Dataset section:

====

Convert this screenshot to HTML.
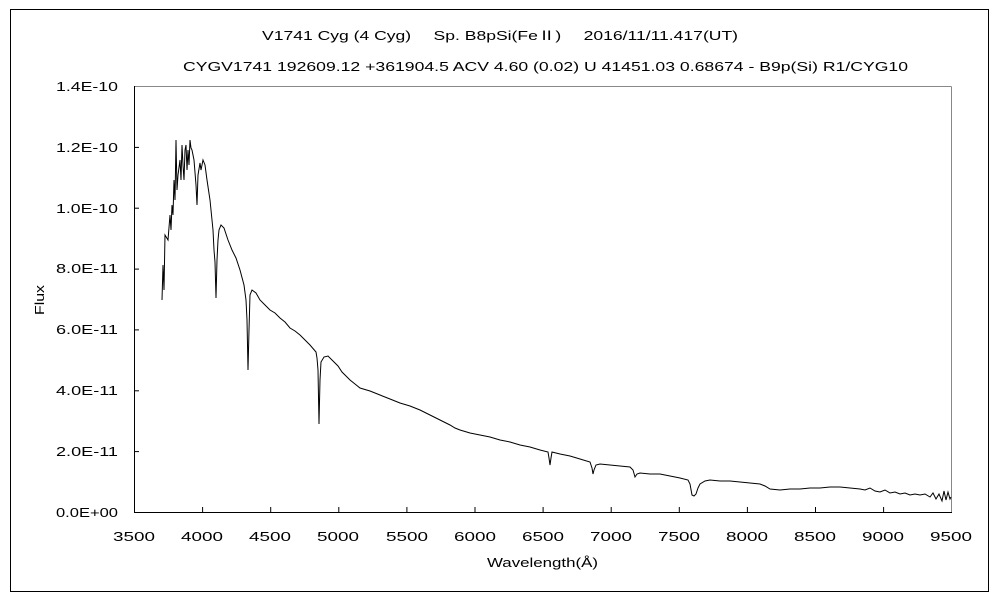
<!DOCTYPE html>
<html><head><meta charset="utf-8"><style>
html,body{margin:0;padding:0;background:#fff;width:1000px;height:600px;overflow:hidden}
text{font-family:"Liberation Sans","Noto Sans CJK JP",sans-serif;font-size:13px;fill:#000}
</style></head><body>
<svg width="1000" height="600" xmlns="http://www.w3.org/2000/svg">
<rect x="10.5" y="9.5" width="978" height="582" fill="none" stroke="#000"/>
<text x="262" y="40" textLength="476" lengthAdjust="spacingAndGlyphs">V1741 Cyg (4 Cyg)　 Sp. B8pSi(FeⅡ)　 2016/11/11.417(UT)</text>
<text x="183" y="71" textLength="725" lengthAdjust="spacingAndGlyphs">CYGV1741 192609.12 +361904.5 ACV 4.60 (0.02) U 41451.03 0.68674 - B9p(Si) R1/CYG10</text>
<line x1="134.5" y1="86.5" x2="951.5" y2="86.5" stroke="#888"/>
<line x1="951.5" y1="86.5" x2="951.5" y2="512.5" stroke="#888"/>
<line x1="134.5" y1="86" x2="134.5" y2="513" stroke="#000"/>
<line x1="134" y1="512.5" x2="952" y2="512.5" stroke="#000"/>
<g stroke="#000">
<line x1="134" y1="451.6" x2="139" y2="451.6"/><line x1="134" y1="390.8" x2="139" y2="390.8"/>
<line x1="134" y1="329.9" x2="139" y2="329.9"/><line x1="134" y1="269.1" x2="139" y2="269.1"/>
<line x1="134" y1="208.2" x2="139" y2="208.2"/><line x1="134" y1="147.4" x2="139" y2="147.4"/>
<line x1="202.6" y1="507" x2="202.6" y2="512"/><line x1="270.7" y1="507" x2="270.7" y2="512"/>
<line x1="338.8" y1="507" x2="338.8" y2="512"/><line x1="406.9" y1="507" x2="406.9" y2="512"/>
<line x1="475" y1="507" x2="475" y2="512"/><line x1="543.1" y1="507" x2="543.1" y2="512"/>
<line x1="611.2" y1="507" x2="611.2" y2="512"/><line x1="679.3" y1="507" x2="679.3" y2="512"/>
<line x1="747.4" y1="507" x2="747.4" y2="512"/><line x1="815.5" y1="507" x2="815.5" y2="512"/>
<line x1="883.6" y1="507" x2="883.6" y2="512"/>
</g>
<g>
<text x="56" y="517" textLength="62" lengthAdjust="spacingAndGlyphs">0.0E+00</text><text x="56" y="456" textLength="62" lengthAdjust="spacingAndGlyphs">2.0E-11</text>
<text x="56" y="395" textLength="62" lengthAdjust="spacingAndGlyphs">4.0E-11</text><text x="56" y="334" textLength="62" lengthAdjust="spacingAndGlyphs">6.0E-11</text>
<text x="56" y="273" textLength="62" lengthAdjust="spacingAndGlyphs">8.0E-11</text><text x="56" y="213" textLength="62" lengthAdjust="spacingAndGlyphs">1.0E-10</text>
<text x="56" y="152" textLength="62" lengthAdjust="spacingAndGlyphs">1.2E-10</text><text x="56" y="91" textLength="62" lengthAdjust="spacingAndGlyphs">1.4E-10</text>
</g>
<g>
<text x="113" y="541" textLength="42" lengthAdjust="spacingAndGlyphs">3500</text><text x="181" y="541" textLength="42" lengthAdjust="spacingAndGlyphs">4000</text><text x="249" y="541" textLength="42" lengthAdjust="spacingAndGlyphs">4500</text>
<text x="317" y="541" textLength="42" lengthAdjust="spacingAndGlyphs">5000</text><text x="386" y="541" textLength="42" lengthAdjust="spacingAndGlyphs">5500</text><text x="454" y="541" textLength="42" lengthAdjust="spacingAndGlyphs">6000</text>
<text x="522" y="541" textLength="42" lengthAdjust="spacingAndGlyphs">6500</text><text x="590" y="541" textLength="42" lengthAdjust="spacingAndGlyphs">7000</text><text x="658" y="541" textLength="42" lengthAdjust="spacingAndGlyphs">7500</text>
<text x="726" y="541" textLength="42" lengthAdjust="spacingAndGlyphs">8000</text><text x="794" y="541" textLength="42" lengthAdjust="spacingAndGlyphs">8500</text><text x="862" y="541" textLength="42" lengthAdjust="spacingAndGlyphs">9000</text>
<text x="930" y="541" textLength="42" lengthAdjust="spacingAndGlyphs">9500</text>
<text x="487" y="567" textLength="111" lengthAdjust="spacingAndGlyphs">Wavelength(Å)</text>
<text transform="translate(44,315) rotate(-90)" textLength="30" lengthAdjust="spacingAndGlyphs">Flux</text>
</g>
<polyline fill="none" stroke="#000" stroke-width="1" points="162,300 163,265 164,290 165,235 168,240 170,215 171,230 172,205 173,215 174,180 175,200 176,140 177,190 178,175 180,160 181,180 182,145 183,165 184,180 185,150 186,145 187,170 188,150 189,165 190,140 191,148 192,150 194,160 196,185 197,205 198,175 200,163 201,170 203,160 205,165 207,180 210,200 212,220 213,230 214,250 215,262 216,298 217,260 218,240 219,230 221,225 224,228 228,240 232,250 236,258 240,270 244,285 246,300 247,320 248,370 249,330 250,295 252,290 256,293 260,300 265,305 270,310 275,313 280,318 285,322 290,328 295,331 300,335 305,340 310,345 316,352 317,358 318,370 319,424 320,380 321,362 324,357 328,356 334,362 338,366 342,372 346,376 350,380 355,384 360,388 370,391 380,395 390,399 400,403 410,406 420,410 430,415 440,420 450,425 455,428 460,430 470,433 480,435 490,437 500,440 510,442 520,445 530,447 540,450 548,452 549,458 550,465 551,458 552,452 560,454 570,456 580,459 590,462 592,468 593,474 594,470 596,465 600,464 610,465 620,466 630,467 633,470 635,477 637,474 640,473 650,474 660,474 670,476 680,478 688,480 690,484 692,495 694,496 696,494 698,488 700,484 705,481 710,480 720,481 730,481 740,482 750,483 760,484 765,486 770,489 780,490 790,489 800,489 810,488 820,488 830,487 840,487 850,488 860,489 865,490 870,488 875,491 880,492 885,490 890,493 895,492 900,494 905,493 910,495 915,494 920,495 925,494 930,497 933,493 936,499 939,494 942,501 944,491 946,500 948,492 950,499 951,497"/>
</svg>
</body></html>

====

What is asked: Quote the data exactly, leaving every image out of the copy.

Answer for this exercise:
Convert this screenshot to HTML.
<!DOCTYPE html>
<html><head><meta charset="utf-8"><style>
html,body{margin:0;padding:0;background:#fff;width:1000px;height:600px;overflow:hidden}
text{font-family:"Liberation Sans","Noto Sans CJK JP",sans-serif;font-size:13px;fill:#000}
</style></head><body>
<svg width="1000" height="600" xmlns="http://www.w3.org/2000/svg">
<rect x="10.5" y="9.5" width="978" height="582" fill="none" stroke="#000"/>
<text x="262" y="40" textLength="476" lengthAdjust="spacingAndGlyphs">V1741 Cyg (4 Cyg)　 Sp. B8pSi(FeⅡ)　 2016/11/11.417(UT)</text>
<text x="183" y="71" textLength="725" lengthAdjust="spacingAndGlyphs">CYGV1741 192609.12 +361904.5 ACV 4.60 (0.02) U 41451.03 0.68674 - B9p(Si) R1/CYG10</text>
<line x1="134.5" y1="86.5" x2="951.5" y2="86.5" stroke="#888"/>
<line x1="951.5" y1="86.5" x2="951.5" y2="512.5" stroke="#888"/>
<line x1="134.5" y1="86" x2="134.5" y2="513" stroke="#000"/>
<line x1="134" y1="512.5" x2="952" y2="512.5" stroke="#000"/>
<g stroke="#000">
<line x1="134" y1="451.6" x2="139" y2="451.6"/><line x1="134" y1="390.8" x2="139" y2="390.8"/>
<line x1="134" y1="329.9" x2="139" y2="329.9"/><line x1="134" y1="269.1" x2="139" y2="269.1"/>
<line x1="134" y1="208.2" x2="139" y2="208.2"/><line x1="134" y1="147.4" x2="139" y2="147.4"/>
<line x1="202.6" y1="507" x2="202.6" y2="512"/><line x1="270.7" y1="507" x2="270.7" y2="512"/>
<line x1="338.8" y1="507" x2="338.8" y2="512"/><line x1="406.9" y1="507" x2="406.9" y2="512"/>
<line x1="475" y1="507" x2="475" y2="512"/><line x1="543.1" y1="507" x2="543.1" y2="512"/>
<line x1="611.2" y1="507" x2="611.2" y2="512"/><line x1="679.3" y1="507" x2="679.3" y2="512"/>
<line x1="747.4" y1="507" x2="747.4" y2="512"/><line x1="815.5" y1="507" x2="815.5" y2="512"/>
<line x1="883.6" y1="507" x2="883.6" y2="512"/>
</g>
<g>
<text x="56" y="517" textLength="62" lengthAdjust="spacingAndGlyphs">0.0E+00</text><text x="56" y="456" textLength="62" lengthAdjust="spacingAndGlyphs">2.0E-11</text>
<text x="56" y="395" textLength="62" lengthAdjust="spacingAndGlyphs">4.0E-11</text><text x="56" y="334" textLength="62" lengthAdjust="spacingAndGlyphs">6.0E-11</text>
<text x="56" y="273" textLength="62" lengthAdjust="spacingAndGlyphs">8.0E-11</text><text x="56" y="213" textLength="62" lengthAdjust="spacingAndGlyphs">1.0E-10</text>
<text x="56" y="152" textLength="62" lengthAdjust="spacingAndGlyphs">1.2E-10</text><text x="56" y="91" textLength="62" lengthAdjust="spacingAndGlyphs">1.4E-10</text>
</g>
<g>
<text x="113" y="541" textLength="42" lengthAdjust="spacingAndGlyphs">3500</text><text x="181" y="541" textLength="42" lengthAdjust="spacingAndGlyphs">4000</text><text x="249" y="541" textLength="42" lengthAdjust="spacingAndGlyphs">4500</text>
<text x="317" y="541" textLength="42" lengthAdjust="spacingAndGlyphs">5000</text><text x="386" y="541" textLength="42" lengthAdjust="spacingAndGlyphs">5500</text><text x="454" y="541" textLength="42" lengthAdjust="spacingAndGlyphs">6000</text>
<text x="522" y="541" textLength="42" lengthAdjust="spacingAndGlyphs">6500</text><text x="590" y="541" textLength="42" lengthAdjust="spacingAndGlyphs">7000</text><text x="658" y="541" textLength="42" lengthAdjust="spacingAndGlyphs">7500</text>
<text x="726" y="541" textLength="42" lengthAdjust="spacingAndGlyphs">8000</text><text x="794" y="541" textLength="42" lengthAdjust="spacingAndGlyphs">8500</text><text x="862" y="541" textLength="42" lengthAdjust="spacingAndGlyphs">9000</text>
<text x="930" y="541" textLength="42" lengthAdjust="spacingAndGlyphs">9500</text>
<text x="487" y="567" textLength="111" lengthAdjust="spacingAndGlyphs">Wavelength(Å)</text>
<text transform="translate(44,315) rotate(-90)" textLength="30" lengthAdjust="spacingAndGlyphs">Flux</text>
</g>
<polyline fill="none" stroke="#000" stroke-width="1" points="162,300 163,265 164,290 165,235 168,240 170,215 171,230 172,205 173,215 174,180 175,200 176,140 177,190 178,175 180,160 181,180 182,145 183,165 184,180 185,150 186,145 187,170 188,150 189,165 190,140 191,148 192,150 194,160 196,185 197,205 198,175 200,163 201,170 203,160 205,165 207,180 210,200 212,220 213,230 214,250 215,262 216,298 217,260 218,240 219,230 221,225 224,228 228,240 232,250 236,258 240,270 244,285 246,300 247,320 248,370 249,330 250,295 252,290 256,293 260,300 265,305 270,310 275,313 280,318 285,322 290,328 295,331 300,335 305,340 310,345 316,352 317,358 318,370 319,424 320,380 321,362 324,357 328,356 334,362 338,366 342,372 346,376 350,380 355,384 360,388 370,391 380,395 390,399 400,403 410,406 420,410 430,415 440,420 450,425 455,428 460,430 470,433 480,435 490,437 500,440 510,442 520,445 530,447 540,450 548,452 549,458 550,465 551,458 552,452 560,454 570,456 580,459 590,462 592,468 593,474 594,470 596,465 600,464 610,465 620,466 630,467 633,470 635,477 637,474 640,473 650,474 660,474 670,476 680,478 688,480 690,484 692,495 694,496 696,494 698,488 700,484 705,481 710,480 720,481 730,481 740,482 750,483 760,484 765,486 770,489 780,490 790,489 800,489 810,488 820,488 830,487 840,487 850,488 860,489 865,490 870,488 875,491 880,492 885,490 890,493 895,492 900,494 905,493 910,495 915,494 920,495 925,494 930,497 933,493 936,499 939,494 942,501 944,491 946,500 948,492 950,499 951,497"/>
</svg>
</body></html>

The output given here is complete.